A relatora do caso é a ministra Eliana Calmon, e o julgamento foi interrompido em 27 de outubro pelo pedido de vista de Meira.

Já há voto da relatora atribuindo a competência ao Bacen. “Ainda que prevaleça esse voto, seria interessante uma especificação de quais seriam as atividades tipicamente financeiras sujeitas ao controle do Bacen, separando-as das atividades não propriamente financeiras, sujeitas ao Cade”, alerta Juliano Maranhão, sócio do escritório Sampaio Ferraz Advogados e responsáveis no Cade pelo processo de fusão entre Itaú Unibanco, bem como pelas aquisições dos Bancos Estaduais e do banco Votorantim pelo Banco do Brasil. Para ele, essa indeterminação pode gerar novos conflitos institucionais. “Caso defina-se pela competência do Cade para aspectos financeiros, também restará a definição dos poderes para instrução, o que também pode suscitar controvérsias”, pondera Maranhão.

Para o advogado José DelChiaro, sócio fundador do Instituto Brasileiro de Estudos de Concorrência, Consumo e Comércio Internacional (Ibrac), a questão é complexa e poderia ser resolvida longe dos tribunais, “mediante diálogo entre instituições e não através de uma decisão proferida em juízo”. DelChiaro, que foi o primeiro Secretário de Direito Econômico do Ministério da Justiça (1990), destaca que o diálogo é importante para que uma alternativa negociada e bem estruturada seja alcançada.

Evitar a discussão, no entanto, parece difícil, principalmente porque o Cade vem conquistando, gradativamente, o respeito das grandes empresas no que se refere a ocupar a vaga de autoridade que dá o aval ou não a atos de concentração. “Não há uma disputa entre o Cade e o Banco Central até mesmo porque Cade e Bacen assinaram, no final do ano passado, um documento que está no site do Cade em que cada qual reconhece a competência do outro”, disse Arthur Badin, presidente do Cade, em evento na capital paulista na última semana.

Segundo o presidente do órgão antitruste, o Cade reconhece a competência do Bacen para tomar as decisões relativas a regulação do sistema financeiro, inclusive com o poder de aprovar uma operação em que se identifique riscos sistêmicos.
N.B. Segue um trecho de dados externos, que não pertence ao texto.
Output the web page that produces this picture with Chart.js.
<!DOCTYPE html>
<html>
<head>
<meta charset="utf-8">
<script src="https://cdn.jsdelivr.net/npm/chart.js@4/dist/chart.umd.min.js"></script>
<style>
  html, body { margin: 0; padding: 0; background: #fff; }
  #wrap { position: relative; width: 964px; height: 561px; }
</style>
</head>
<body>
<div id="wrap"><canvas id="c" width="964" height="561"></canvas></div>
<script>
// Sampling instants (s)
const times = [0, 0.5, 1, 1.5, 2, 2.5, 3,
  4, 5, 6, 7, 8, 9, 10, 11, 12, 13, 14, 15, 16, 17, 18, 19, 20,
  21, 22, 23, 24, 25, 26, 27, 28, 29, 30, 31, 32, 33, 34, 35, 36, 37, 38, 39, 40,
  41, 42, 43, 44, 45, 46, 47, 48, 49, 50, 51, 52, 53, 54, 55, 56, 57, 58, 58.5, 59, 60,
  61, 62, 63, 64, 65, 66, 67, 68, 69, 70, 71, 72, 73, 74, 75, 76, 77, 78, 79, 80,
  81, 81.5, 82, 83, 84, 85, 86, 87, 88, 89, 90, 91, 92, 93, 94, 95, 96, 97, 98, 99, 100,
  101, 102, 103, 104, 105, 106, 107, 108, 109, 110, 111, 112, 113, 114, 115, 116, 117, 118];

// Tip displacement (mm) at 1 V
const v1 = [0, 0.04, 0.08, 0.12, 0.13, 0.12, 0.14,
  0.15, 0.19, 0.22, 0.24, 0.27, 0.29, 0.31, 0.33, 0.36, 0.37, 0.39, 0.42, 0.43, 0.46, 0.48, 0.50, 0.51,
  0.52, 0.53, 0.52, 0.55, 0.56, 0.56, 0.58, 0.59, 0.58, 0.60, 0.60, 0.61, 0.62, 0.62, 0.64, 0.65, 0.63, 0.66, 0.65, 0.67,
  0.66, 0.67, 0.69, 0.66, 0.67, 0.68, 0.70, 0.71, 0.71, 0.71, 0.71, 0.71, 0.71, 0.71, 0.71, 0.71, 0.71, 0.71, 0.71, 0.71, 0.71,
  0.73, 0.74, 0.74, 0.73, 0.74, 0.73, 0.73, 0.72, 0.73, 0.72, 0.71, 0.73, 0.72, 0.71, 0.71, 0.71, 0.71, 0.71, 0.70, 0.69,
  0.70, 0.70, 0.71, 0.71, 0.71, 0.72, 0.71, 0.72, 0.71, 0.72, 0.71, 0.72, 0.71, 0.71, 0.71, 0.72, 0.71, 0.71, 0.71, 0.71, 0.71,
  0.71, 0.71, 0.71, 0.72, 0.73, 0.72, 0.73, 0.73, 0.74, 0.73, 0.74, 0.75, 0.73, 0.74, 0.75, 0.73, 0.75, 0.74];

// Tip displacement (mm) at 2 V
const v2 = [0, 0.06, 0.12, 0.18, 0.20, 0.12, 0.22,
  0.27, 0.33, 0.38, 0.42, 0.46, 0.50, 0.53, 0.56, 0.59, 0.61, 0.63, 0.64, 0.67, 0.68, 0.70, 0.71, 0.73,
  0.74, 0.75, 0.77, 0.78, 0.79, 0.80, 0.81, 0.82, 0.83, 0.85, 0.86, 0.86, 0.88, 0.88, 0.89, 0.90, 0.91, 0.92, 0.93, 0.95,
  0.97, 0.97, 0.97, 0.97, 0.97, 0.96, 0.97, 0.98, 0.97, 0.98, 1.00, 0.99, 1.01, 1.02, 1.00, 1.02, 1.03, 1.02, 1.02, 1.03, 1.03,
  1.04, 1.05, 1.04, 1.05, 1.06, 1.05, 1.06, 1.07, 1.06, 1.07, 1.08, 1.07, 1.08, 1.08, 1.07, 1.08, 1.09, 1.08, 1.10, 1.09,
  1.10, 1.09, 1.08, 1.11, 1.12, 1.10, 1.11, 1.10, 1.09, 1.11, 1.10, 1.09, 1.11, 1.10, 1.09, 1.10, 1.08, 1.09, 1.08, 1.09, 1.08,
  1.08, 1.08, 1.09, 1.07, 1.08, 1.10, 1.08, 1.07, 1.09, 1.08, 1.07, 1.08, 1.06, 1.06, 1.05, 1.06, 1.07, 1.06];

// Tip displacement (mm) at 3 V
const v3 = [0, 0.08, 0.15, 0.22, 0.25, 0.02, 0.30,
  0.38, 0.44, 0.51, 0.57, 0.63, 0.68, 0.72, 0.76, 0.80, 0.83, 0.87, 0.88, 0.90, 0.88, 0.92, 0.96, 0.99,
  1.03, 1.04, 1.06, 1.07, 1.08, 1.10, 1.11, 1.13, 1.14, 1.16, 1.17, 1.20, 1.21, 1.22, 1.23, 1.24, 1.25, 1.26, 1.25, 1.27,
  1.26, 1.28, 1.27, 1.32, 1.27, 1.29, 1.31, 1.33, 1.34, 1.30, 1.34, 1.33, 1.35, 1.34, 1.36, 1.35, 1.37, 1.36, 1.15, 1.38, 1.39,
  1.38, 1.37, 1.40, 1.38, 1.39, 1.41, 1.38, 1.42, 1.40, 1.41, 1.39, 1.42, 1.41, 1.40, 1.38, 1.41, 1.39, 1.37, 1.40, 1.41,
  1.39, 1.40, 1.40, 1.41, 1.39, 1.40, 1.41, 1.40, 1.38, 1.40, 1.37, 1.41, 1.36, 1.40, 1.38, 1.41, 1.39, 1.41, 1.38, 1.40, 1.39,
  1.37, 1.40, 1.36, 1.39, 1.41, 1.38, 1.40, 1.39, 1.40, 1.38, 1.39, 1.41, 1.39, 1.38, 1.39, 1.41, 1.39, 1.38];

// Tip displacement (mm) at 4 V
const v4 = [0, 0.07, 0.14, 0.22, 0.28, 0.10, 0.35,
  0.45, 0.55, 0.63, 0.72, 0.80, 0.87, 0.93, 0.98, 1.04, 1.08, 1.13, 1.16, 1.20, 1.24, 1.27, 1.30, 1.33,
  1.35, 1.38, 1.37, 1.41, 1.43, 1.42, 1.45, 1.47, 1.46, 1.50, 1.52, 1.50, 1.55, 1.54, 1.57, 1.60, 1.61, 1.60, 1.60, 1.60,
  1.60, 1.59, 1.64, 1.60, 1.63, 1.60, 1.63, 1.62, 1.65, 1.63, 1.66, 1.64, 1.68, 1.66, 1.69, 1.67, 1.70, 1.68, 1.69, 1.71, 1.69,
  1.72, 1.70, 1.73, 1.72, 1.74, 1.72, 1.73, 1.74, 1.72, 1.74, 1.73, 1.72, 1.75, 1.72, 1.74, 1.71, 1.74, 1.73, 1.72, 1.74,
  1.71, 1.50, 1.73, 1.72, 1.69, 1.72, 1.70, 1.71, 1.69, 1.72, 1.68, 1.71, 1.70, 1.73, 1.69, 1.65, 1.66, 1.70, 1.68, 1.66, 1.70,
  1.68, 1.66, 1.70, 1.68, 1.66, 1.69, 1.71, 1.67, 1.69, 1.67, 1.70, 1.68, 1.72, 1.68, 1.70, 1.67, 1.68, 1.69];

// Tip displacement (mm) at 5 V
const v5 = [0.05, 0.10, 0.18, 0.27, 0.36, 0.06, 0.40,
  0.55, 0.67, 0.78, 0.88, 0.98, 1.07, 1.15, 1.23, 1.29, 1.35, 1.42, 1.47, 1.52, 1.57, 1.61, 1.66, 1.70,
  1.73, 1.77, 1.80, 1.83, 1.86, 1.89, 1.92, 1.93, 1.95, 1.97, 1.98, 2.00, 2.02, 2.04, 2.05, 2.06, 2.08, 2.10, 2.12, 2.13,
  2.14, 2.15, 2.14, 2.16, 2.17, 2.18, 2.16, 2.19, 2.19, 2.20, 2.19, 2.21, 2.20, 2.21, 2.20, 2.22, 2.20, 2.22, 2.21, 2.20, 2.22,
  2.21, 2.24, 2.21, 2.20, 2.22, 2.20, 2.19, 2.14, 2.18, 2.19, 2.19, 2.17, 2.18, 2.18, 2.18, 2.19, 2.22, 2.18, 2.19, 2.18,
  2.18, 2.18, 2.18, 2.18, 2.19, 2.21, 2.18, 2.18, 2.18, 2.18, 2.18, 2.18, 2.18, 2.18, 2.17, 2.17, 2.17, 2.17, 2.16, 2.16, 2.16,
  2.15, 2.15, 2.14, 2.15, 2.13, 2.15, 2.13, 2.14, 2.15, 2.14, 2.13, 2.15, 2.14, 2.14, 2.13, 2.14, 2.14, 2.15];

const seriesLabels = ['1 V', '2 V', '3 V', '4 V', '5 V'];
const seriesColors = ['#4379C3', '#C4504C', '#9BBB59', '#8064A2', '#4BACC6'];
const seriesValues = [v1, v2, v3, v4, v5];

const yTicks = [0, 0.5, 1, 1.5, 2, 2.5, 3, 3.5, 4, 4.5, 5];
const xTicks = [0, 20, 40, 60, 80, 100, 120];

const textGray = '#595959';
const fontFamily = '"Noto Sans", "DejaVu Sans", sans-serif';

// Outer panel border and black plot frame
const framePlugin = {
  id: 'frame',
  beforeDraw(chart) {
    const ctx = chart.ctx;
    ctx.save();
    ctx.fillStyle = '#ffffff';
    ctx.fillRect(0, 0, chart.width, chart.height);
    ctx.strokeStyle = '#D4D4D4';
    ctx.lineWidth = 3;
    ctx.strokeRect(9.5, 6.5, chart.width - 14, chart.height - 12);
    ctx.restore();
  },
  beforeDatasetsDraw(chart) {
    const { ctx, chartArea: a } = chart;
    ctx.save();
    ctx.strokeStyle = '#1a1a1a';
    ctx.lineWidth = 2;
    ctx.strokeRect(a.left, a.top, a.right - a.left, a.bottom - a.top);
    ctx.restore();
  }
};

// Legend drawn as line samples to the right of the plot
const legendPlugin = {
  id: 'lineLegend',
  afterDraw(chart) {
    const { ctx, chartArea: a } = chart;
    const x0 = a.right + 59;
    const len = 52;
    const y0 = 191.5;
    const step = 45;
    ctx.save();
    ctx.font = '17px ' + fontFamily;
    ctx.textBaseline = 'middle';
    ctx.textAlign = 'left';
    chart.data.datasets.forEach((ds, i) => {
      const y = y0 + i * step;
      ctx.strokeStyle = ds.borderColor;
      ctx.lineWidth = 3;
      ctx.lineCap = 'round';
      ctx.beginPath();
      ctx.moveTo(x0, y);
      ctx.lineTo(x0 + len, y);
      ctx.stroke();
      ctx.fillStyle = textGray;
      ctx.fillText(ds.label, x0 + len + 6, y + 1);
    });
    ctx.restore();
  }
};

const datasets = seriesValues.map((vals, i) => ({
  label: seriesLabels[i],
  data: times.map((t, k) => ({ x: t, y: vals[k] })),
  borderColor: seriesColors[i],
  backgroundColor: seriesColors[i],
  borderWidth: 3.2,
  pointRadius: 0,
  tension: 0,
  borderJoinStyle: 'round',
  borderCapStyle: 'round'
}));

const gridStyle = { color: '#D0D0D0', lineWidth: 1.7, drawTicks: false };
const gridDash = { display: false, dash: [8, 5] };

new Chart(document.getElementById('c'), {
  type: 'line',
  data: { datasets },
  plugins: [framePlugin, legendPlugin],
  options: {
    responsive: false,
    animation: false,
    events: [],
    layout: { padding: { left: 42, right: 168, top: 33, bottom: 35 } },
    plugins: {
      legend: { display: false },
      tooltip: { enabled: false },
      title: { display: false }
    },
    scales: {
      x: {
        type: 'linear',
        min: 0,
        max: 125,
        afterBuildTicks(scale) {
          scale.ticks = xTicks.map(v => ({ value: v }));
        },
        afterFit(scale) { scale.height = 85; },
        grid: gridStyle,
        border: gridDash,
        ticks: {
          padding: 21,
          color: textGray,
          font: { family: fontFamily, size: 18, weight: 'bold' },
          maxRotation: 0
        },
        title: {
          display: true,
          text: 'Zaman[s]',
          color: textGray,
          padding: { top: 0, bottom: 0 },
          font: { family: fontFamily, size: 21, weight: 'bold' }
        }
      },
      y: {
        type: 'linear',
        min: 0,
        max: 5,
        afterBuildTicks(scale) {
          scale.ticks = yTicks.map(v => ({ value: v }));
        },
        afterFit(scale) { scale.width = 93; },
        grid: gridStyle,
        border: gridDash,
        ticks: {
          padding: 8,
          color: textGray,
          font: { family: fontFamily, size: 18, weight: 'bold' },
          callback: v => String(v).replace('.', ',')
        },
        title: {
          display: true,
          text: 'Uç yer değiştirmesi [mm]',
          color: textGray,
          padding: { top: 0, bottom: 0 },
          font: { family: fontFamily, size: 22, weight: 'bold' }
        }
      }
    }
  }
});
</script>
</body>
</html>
Mas Badin faz questão de frisar que cabe ao Cade a grande maioria dos atos no setor concorrencial.

“Agora, aqueles outros 99% dos casos em que não há risco sistêmico e, portanto, a defesa da concorrência deve ser analisada como todos os outros mercados – regulados ou não – como o do frango, de telefone, energia, petróleo e por aí vai”, disse Arthur Badin, enfatizando a possibilidade de que, se o STJ decidir em favor do Bacen, isso pode gerar conflito nos demais setores da economia brasileira.

“Todos nós brasileiros temos de cumprir todas as leis, agora esse setor especificamente só cumpre as leis do Banco Central e não precisa cumprir as demais”, alfineta Badin.

Análise advocatícia

Especialistas em direito concorrencial ouvidos pela reportagem dividem opiniões sobre quem deve ficar com essa função. O advogado Ricardo Inglêz de Souza, do Demarest e Almeida, vota para que o Cade assuma, oficialmente, essa função. “O mais adequado seria que o Cade julgasse os atos de concentração envolvendo bancos, ainda que o Bacen fosse o responsável pela análise inicial do caso. Basicamente, as razões seriam porque o Bacen jamais exerceu o controle da estrutura deste mercado; não há nenhum outro setor isento do controle do Cade; e, por fim, o famoso “risco sistêmico” é um falso dilema”, afirmou Souza.

Marcel Medon Santos, do Azevedo Sette Advogados, discorda, e defende que caberiam ao Cade as aprovações de operação quando não haja risco sistêmico e ao Bacen, as que apresentem esse tipo de risco.

Caso o Banco Central seja o “escolhido” no STJ, o Cade pode tentar reverter esta questão no legislativo (onde tramitam dois projetos de lei complementar sobre a matéria). “Se o Cade for considerado competente, os bancos podem ter um passivo de operações não apresentadas que será um problema a ser administrado. Porém, no geral e no médio/longo prazo, seria melhor ter o Cade como ponto de equilíbrio para evitarmos a ‘tutela’ do órgão regulador sobre seus regulados”, opinou Inglêz de Souza.